Rakyat Belum Merdeka, Demokrasi Dicengkram Oligarki
Lewat harta kekayaannya, para oligarki memanfaatkan demokrasi untuk mendapatkan posisi strategis, baik itu di legislatif, eksekutif, maupun yudikatif, guna bisa mengendalikan kekuasaan untuk kepentingannya.
Belakangan ini kata oligarki begitu akrab di telinga masyarakat. Kata ini sering digaungkan karena masyarakat protes terhadap makin dalamnya jurang ketimpangan antara si kaya dengan si miskin.
Filsuf kenamaan dunia, Aristoteles menyatakan sistem pemerintahan oligarki memiliki sifat yang berlawanan dengan orang-orang miskin. Sistem demokrasi, digadang-gadang mampu melawan orang-orang kaya yang jumlahnya sedikit tetapi memiliki pengaruh yang besar.
Namun faktanya berbeda, adanya konstitusi yang demokratis, tidak menutup kemungkinan bahwa pemerintah sebenarnya bisa saja berjalan di bawah kendali oligarki. Sebagaimana yang dikeluhkan masyarakat terhadap kondisi terkini negeri ini.
Jeffrey Winters dalam bukunya bertajuk Oligarki, berpendapat bahwa praktik ini sudah muncul pada era Presiden Soeharto, hanya saja pada masa itu istilah oligarki belum begitu semarak seperti sekarang, lebih dikenal dengan istilah konglomerasi.
Pada masa itu, masih menurut buku yang sama, Soeharto membagikan kekayaan alam Indonesia pada kelompok tertentu yaitu seperti jenderal dan para petinggi militer serta pebisnis kelas kakap yang punya kedekatan dengannya.
Sistem seperti ini pun akhirnya jatuh saat reformasi tahun 1998 silam. Pertanyaannya apa setelah reformasi sudah benar-benar hilang praktik oligarki dan konglomerasi?
Ekonom senior dari Institute for Development of Economics and Finance (Indef) Faisal Basri menilai kondisi Indonesia tidak banyak berubah setelah 25 tahun reformasi dan 78 tahun merdeka dari penjajah. Jika dulu negara sempat dikuasai oleh kolonial dan konglomerat, kini Indonesia justru terjerembab dalam pusaran oligarki, rakyat belum sepenuhnya merdeka, utamanya dalam segi ekonomi.
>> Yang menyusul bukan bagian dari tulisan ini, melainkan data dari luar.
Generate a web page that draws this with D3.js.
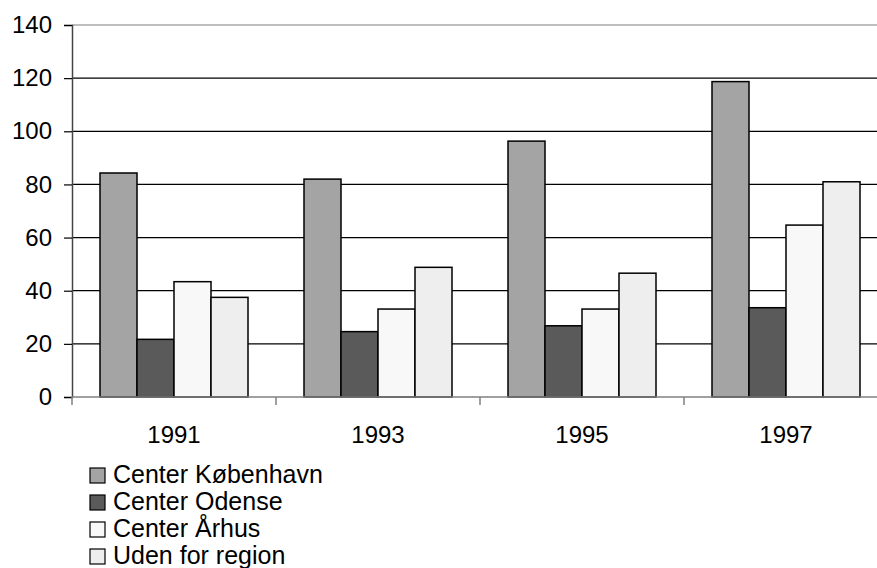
<!DOCTYPE html>
<html>
<head>
<meta charset="utf-8">
<script src="https://cdn.jsdelivr.net/npm/d3@7"></script>
<style>
  body { margin: 0; background: #fff; }
  text { font-family: "Liberation Sans", Arial, sans-serif; }
</style>
</head>
<body>
<svg width="877" height="568"></svg>
<script>
var years = ["1991", "1993", "1995", "1997"];
var seriesNames = ["Center København", "Center Odense", "Center Århus", "Uden for region"];
var kobenhavn = [84.3, 82.0, 96.3, 118.7];
var odense = [21.7, 24.6, 26.8, 33.6];
var aarhus = [43.4, 33.1, 33.1, 64.7];
var udenfor = [37.5, 48.8, 46.6, 81.0];
var yTicks = [0, 20, 40, 60, 80, 100, 120, 140];
var fills = ["#a4a4a4", "#5a5a5a", "#f8f8f8", "#eeeeee"];

var series = [kobenhavn, odense, aarhus, udenfor];

var svg = d3.select("svg");
var plotLeft = 72, plotRight = 888, plotTop = 25, plotBottom = 397;

var x = d3.scaleBand().domain(years).range([plotLeft, plotRight]);
// bar group is 148px inside each 204px category
var xInner = d3.scaleBand().domain(d3.range(4))
  .range([28, x.bandwidth() - 28]).padding(0);

var y = d3.scaleLinear().domain([0, 140]).range([plotBottom, plotTop]);

// gridlines
svg.append("g").selectAll("line")
  .data(yTicks.filter(function(d) { return d > 0; }))
  .enter().append("line")
  .attr("x1", plotLeft).attr("x2", plotRight)
  .attr("y1", function(d) { return y(d); })
  .attr("y2", function(d) { return y(d); })
  .attr("stroke", function(d) { return d == 140 ? "#808080" : "#000"; })
  .attr("stroke-width", 1.2);

// bars
var groups = svg.append("g").selectAll("g")
  .data(years)
  .enter().append("g")
  .attr("transform", function(d) { return "translate(" + x(d) + ",0)"; });

groups.selectAll("rect")
  .data(function(d, i) { return series.map(function(s, k) { return {k: k, v: s[i]}; }); })
  .enter().append("rect")
  .attr("x", function(d) { return xInner(d.k); })
  .attr("width", xInner.bandwidth())
  .attr("y", function(d) { return y(d.v); })
  .attr("height", function(d) { return plotBottom - y(d.v); })
  .attr("fill", function(d) { return fills[d.k]; })
  .attr("stroke", "#000")
  .attr("stroke-width", 1.5);

// y axis
var yAxis = svg.append("g")
  .attr("transform", "translate(" + plotLeft + ",0)")
  .call(d3.axisLeft(y).tickValues(yTicks).tickSize(8).tickPadding(12).tickFormat(d3.format("d")));
yAxis.select(".domain").attr("stroke", "#444").attr("stroke-width", 1.5);
yAxis.selectAll(".tick line").attr("stroke", "#000").attr("stroke-width", 1.2);
yAxis.selectAll("text").attr("font-size", 24).attr("fill", "#000")
  .attr("font-family", "Liberation Sans, Arial, sans-serif");

// x axis
var xAxis = svg.append("g")
  .attr("transform", "translate(0," + plotBottom + ")");
xAxis.append("line")
  .attr("x1", plotLeft).attr("x2", plotRight)
  .attr("stroke", "#808080").attr("stroke-width", 1.5);
xAxis.selectAll("line.tk")
  .data(years.concat(["end"]))
  .enter().append("line").attr("class", "tk")
  .attr("x1", function(d, i) { return plotLeft + i * x.step(); })
  .attr("x2", function(d, i) { return plotLeft + i * x.step(); })
  .attr("y1", 0).attr("y2", 8)
  .attr("stroke", "#808080").attr("stroke-width", 1.5);
xAxis.selectAll("text")
  .data(years)
  .enter().append("text")
  .attr("x", function(d) { return x(d) + x.bandwidth() / 2; })
  .attr("y", 46)
  .attr("text-anchor", "middle")
  .attr("font-size", 24)
  .text(function(d) { return d; });

// legend
var legend = svg.append("g").selectAll("g")
  .data(seriesNames)
  .enter().append("g")
  .attr("transform", function(d, i) { return "translate(90," + (483 + i * 27) + ")"; });
legend.append("rect")
  .attr("x", 0).attr("y", -15).attr("width", 15).attr("height", 15)
  .attr("fill", function(d, i) { return fills[i]; })
  .attr("stroke", "#000").attr("stroke-width", 1.2);
legend.append("text")
  .attr("x", 23).attr("y", 0)
  .attr("font-size", 25)
  .text(function(d) { return d; });
</script>
</body>
</html>
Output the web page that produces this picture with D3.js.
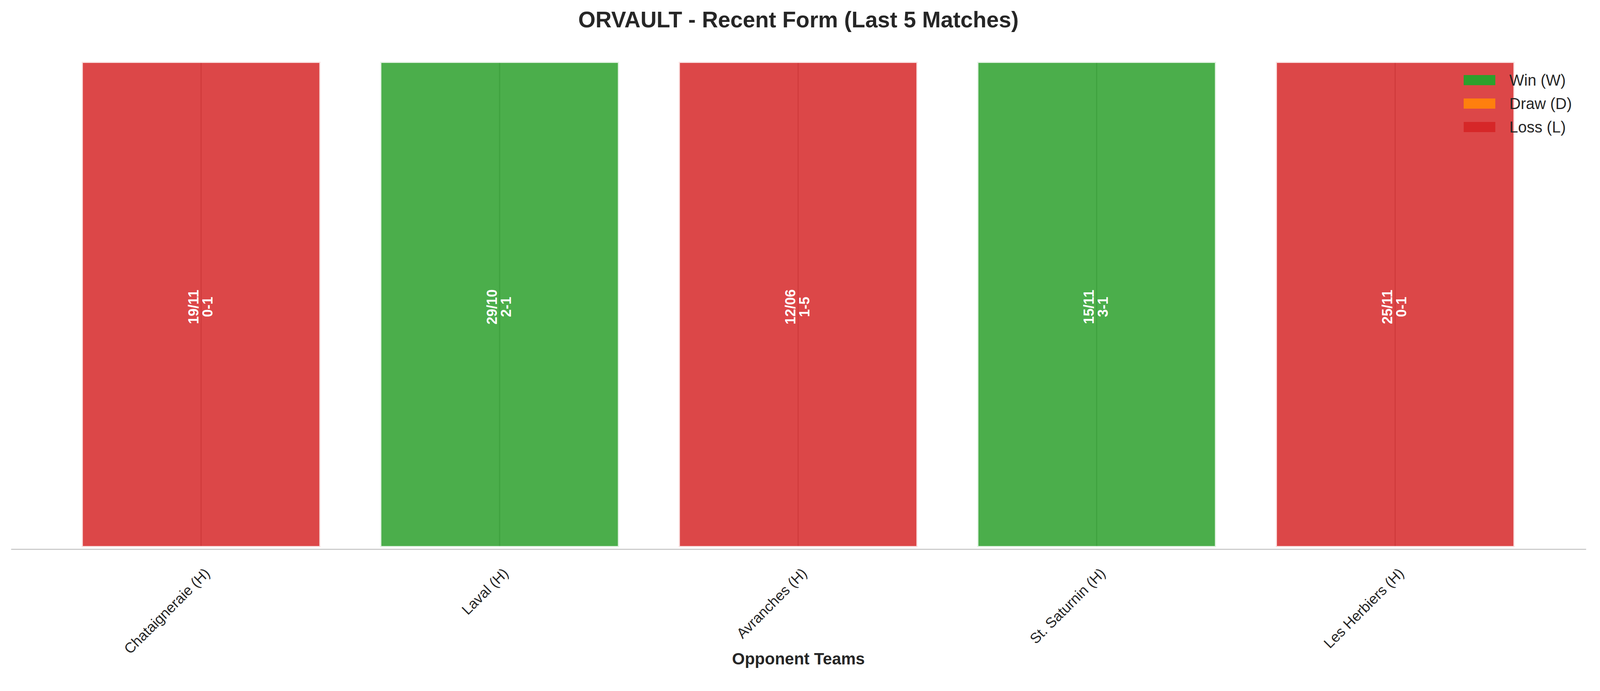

Faisal mengatakan bahwa pada era sebelum reformasi, sumber daya alam (SDA) masih dikelola oleh negara dan memiliki kontribusi besar bagi pendapatan negara melalui pajak. Namun, kondisi tersebut sangat jauh berbeda saat ini.
Contohnya, ekspor batu bara pada 2022 tercatat mencapai Rp850 triliun, tetapi negara disebut enggan mengambil pajak ekspor. Hal ini pun membuat negara tidak mendapatkan windfall profit.
“Konglomerasi berubah bentuk menjadi oligarki karena sentimen anti-China, sekarang pribumi. Waktu itu konglomerat tidak menguasai SDA seperti sekarang. Dulu SDA dikuasai oleh negara, sekarang enggak,” ujarnya dalam diskusi publik, di Jakarta, Selasa (15/8/2023).
Kondisi ini pun diperparah dengan hadirnya para pebisnis dalam lingkaran kekuasaan. Sebut saja Luhut Binsar Pandjaitan yang kini menjabat sebagai Menko Marves dan Oesman Sapta Odang (OSO), yang merupakan ketua umum Partai Hanura. Keduanya, merupakan orang dekat Presiden Joko Widodo (Jokowi).
“Kita lihat Pak Luhut saat menyiapkan kebijakannya, perusahaannya juga disiapkan dan macam-macam. Lalu banyaknya partai politik semakin memperbesar peluang pebisnis masuk ke lingkaran kekuasaan. Muncul lah Partai Perindo dan partai-partai lain, misalnya Hanura oleh Pak OSO. Di DPR hampir 60 persen masuk pengusaha. Mereka juga pengambil keputusan,” terang Faisal.
Keterlibatan para pebisnis dalam kekuasaan ini, turut berkontribusi pada ketimpangan ekonomi antara si kaya dan si miskin. Faisal menegaskan, ketimpangan ini bisa dilihat dari aset deposit di bank. Menurutnya, rekening masyarakat yang memiliki saldo di bawah Rp100 juta mencapai hampir 99 persen.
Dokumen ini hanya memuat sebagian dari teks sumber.